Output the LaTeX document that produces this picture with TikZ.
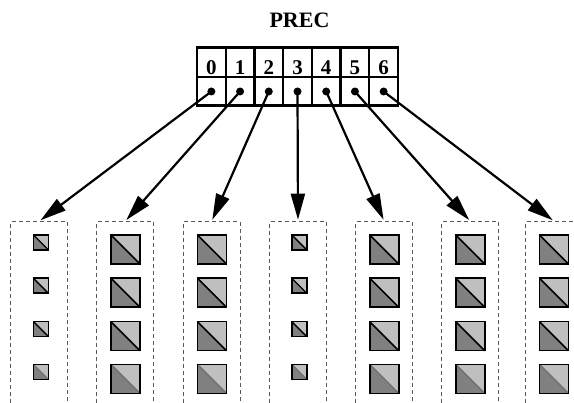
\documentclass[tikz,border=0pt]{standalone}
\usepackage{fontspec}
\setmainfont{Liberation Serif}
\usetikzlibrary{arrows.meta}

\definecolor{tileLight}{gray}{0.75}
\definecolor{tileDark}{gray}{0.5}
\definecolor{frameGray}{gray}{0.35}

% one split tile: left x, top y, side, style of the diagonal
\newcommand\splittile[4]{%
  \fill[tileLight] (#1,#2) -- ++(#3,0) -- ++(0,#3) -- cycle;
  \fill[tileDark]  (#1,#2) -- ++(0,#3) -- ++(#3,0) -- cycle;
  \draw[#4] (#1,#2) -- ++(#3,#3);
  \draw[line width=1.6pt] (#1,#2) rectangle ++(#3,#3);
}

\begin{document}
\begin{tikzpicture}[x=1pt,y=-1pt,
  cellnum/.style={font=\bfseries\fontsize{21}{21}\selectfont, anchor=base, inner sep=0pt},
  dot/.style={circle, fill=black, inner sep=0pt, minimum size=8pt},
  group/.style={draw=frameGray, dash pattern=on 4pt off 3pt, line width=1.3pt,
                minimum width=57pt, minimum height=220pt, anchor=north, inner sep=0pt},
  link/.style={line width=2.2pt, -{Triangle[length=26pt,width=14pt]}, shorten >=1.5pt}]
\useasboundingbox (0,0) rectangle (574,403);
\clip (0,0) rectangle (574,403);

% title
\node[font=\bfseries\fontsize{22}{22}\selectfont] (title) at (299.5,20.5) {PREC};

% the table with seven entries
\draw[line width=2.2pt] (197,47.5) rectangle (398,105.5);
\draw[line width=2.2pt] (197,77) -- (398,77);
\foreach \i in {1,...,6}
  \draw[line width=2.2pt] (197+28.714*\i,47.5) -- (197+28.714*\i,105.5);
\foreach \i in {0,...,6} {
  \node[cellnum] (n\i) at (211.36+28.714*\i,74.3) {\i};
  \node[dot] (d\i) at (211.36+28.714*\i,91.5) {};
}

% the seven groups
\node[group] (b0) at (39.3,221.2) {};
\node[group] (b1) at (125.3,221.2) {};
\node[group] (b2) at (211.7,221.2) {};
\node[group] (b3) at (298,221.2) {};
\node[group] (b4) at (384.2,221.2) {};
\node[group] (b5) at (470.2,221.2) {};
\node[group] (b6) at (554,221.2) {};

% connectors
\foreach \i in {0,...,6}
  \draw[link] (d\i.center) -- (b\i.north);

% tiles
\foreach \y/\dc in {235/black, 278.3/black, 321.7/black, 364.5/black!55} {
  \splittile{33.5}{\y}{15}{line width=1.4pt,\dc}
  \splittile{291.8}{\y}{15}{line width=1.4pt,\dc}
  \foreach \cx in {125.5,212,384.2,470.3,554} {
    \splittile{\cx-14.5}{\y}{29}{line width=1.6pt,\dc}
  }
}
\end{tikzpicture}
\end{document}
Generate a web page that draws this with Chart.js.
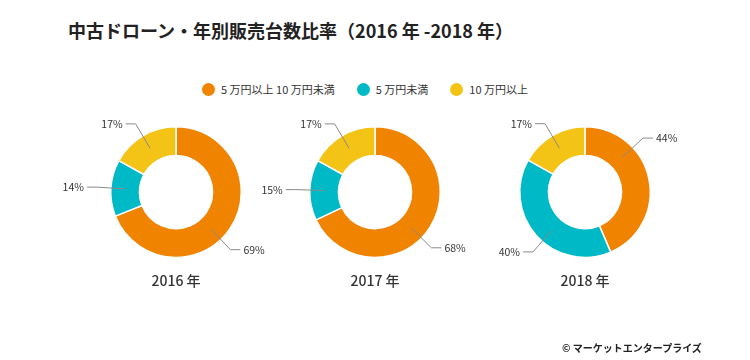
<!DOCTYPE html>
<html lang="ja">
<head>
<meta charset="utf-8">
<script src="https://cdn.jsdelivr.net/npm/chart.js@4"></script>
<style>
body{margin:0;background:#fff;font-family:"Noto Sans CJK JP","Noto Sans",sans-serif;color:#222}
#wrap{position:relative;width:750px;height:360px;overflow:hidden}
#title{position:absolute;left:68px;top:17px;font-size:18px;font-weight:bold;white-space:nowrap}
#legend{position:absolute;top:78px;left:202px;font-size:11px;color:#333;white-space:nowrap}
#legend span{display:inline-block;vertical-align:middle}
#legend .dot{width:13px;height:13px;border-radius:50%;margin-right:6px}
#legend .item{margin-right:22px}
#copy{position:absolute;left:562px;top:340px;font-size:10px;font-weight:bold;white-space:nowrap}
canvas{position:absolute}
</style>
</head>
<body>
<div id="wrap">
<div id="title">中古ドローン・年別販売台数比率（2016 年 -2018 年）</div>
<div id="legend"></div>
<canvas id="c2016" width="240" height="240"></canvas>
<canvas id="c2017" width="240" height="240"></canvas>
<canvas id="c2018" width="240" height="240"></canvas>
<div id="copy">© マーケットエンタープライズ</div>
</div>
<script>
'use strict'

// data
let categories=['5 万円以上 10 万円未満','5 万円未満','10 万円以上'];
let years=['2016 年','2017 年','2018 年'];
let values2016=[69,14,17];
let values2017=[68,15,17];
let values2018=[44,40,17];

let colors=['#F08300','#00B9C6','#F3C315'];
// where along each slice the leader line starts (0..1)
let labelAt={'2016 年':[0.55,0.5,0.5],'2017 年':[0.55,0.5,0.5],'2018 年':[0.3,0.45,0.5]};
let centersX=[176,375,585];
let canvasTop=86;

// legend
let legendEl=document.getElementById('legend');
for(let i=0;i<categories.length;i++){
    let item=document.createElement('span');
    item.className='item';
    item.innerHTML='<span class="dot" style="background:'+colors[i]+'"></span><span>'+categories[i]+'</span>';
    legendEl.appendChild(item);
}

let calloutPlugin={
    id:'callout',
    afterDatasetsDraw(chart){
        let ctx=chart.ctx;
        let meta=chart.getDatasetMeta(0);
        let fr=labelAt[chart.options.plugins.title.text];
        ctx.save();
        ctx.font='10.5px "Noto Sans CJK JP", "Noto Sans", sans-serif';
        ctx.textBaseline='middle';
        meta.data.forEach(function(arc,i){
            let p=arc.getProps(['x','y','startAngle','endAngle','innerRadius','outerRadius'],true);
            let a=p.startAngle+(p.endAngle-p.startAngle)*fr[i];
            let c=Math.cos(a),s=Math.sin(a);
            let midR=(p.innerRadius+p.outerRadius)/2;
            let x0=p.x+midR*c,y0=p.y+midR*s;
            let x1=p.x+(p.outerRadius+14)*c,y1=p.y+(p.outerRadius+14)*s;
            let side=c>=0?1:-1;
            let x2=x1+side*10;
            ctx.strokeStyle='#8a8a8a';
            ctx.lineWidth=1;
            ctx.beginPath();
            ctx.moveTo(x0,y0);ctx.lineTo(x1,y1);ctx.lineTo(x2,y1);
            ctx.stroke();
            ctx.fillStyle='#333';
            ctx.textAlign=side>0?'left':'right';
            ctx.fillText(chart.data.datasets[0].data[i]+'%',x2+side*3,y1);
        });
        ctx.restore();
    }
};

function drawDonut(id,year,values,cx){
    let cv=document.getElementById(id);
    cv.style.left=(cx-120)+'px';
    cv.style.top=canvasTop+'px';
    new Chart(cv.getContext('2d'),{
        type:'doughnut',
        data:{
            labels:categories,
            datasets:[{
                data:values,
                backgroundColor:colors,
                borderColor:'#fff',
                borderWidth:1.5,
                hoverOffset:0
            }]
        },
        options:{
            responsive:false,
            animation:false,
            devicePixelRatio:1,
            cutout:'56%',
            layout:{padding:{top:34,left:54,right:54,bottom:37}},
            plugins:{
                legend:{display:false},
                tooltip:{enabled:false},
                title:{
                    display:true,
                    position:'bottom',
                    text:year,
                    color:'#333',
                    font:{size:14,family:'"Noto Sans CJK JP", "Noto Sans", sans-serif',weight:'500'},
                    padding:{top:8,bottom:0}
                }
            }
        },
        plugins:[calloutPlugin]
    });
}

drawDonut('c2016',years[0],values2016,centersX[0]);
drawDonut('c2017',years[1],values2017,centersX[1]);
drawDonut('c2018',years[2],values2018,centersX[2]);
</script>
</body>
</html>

--------------------------------------------------

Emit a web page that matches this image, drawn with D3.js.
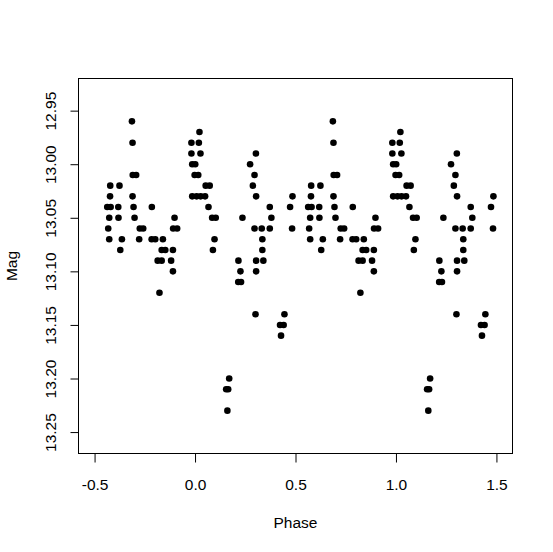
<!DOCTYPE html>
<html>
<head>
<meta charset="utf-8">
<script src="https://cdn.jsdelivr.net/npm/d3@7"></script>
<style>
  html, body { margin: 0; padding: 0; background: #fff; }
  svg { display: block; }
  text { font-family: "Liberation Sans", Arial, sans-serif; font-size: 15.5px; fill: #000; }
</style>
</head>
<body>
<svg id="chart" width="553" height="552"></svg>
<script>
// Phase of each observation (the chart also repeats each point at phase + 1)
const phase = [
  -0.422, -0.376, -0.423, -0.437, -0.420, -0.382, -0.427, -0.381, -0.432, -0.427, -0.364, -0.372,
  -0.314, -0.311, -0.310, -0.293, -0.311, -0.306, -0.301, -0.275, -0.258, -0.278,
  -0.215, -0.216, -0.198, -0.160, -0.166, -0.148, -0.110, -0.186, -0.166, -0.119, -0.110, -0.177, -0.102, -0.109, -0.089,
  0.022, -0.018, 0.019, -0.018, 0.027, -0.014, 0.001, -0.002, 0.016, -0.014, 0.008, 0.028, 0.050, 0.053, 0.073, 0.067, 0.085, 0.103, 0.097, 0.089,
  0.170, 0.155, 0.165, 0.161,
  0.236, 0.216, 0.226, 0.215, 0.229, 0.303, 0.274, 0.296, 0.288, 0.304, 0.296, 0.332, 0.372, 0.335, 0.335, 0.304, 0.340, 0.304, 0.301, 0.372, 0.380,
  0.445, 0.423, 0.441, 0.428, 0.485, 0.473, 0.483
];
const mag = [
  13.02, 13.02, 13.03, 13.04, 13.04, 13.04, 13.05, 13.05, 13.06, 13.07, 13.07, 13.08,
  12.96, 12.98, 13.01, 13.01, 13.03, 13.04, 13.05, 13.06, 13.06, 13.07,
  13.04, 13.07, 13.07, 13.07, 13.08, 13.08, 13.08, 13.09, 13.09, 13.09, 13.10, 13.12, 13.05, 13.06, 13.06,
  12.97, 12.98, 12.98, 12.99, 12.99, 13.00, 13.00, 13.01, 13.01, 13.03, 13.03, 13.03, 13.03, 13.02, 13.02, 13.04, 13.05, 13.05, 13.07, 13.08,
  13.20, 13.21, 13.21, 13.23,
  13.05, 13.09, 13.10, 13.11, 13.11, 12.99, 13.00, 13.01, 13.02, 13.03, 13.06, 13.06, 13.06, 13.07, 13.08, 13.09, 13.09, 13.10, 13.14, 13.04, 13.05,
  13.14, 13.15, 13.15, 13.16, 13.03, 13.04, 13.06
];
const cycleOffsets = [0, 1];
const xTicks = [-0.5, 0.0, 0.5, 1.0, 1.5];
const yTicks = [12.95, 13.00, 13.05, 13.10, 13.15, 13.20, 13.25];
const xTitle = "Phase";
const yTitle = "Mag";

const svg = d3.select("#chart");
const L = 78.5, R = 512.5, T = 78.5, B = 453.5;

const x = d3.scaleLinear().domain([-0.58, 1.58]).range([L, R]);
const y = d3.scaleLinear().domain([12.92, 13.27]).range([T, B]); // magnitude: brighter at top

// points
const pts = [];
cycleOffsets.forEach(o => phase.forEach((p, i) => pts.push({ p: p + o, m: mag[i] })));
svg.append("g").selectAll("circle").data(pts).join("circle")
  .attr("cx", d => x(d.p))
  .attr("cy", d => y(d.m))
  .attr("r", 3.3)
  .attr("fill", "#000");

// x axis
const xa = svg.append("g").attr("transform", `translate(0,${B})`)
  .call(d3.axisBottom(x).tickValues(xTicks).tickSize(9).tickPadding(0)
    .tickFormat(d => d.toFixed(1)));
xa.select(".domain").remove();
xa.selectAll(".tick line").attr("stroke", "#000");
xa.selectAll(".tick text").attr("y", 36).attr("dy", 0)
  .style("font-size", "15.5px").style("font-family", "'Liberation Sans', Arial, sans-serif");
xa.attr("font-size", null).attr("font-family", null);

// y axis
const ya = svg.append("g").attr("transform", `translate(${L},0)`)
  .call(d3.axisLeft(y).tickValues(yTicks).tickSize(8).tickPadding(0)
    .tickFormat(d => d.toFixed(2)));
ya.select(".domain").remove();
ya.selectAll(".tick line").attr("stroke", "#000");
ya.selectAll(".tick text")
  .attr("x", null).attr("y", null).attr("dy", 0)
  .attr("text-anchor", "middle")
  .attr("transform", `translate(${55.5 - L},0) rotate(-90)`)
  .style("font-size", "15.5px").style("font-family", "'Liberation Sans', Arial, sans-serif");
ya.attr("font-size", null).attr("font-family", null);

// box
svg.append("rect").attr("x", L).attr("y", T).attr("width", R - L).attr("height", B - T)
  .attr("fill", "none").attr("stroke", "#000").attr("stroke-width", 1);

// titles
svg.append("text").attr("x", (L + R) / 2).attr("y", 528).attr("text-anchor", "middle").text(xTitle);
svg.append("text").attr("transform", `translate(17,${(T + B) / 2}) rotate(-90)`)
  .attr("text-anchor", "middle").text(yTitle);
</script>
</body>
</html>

--------------------------------------------------

The answer is one number: how many lines of the material above contain "with".

### FULL OUTPUT
4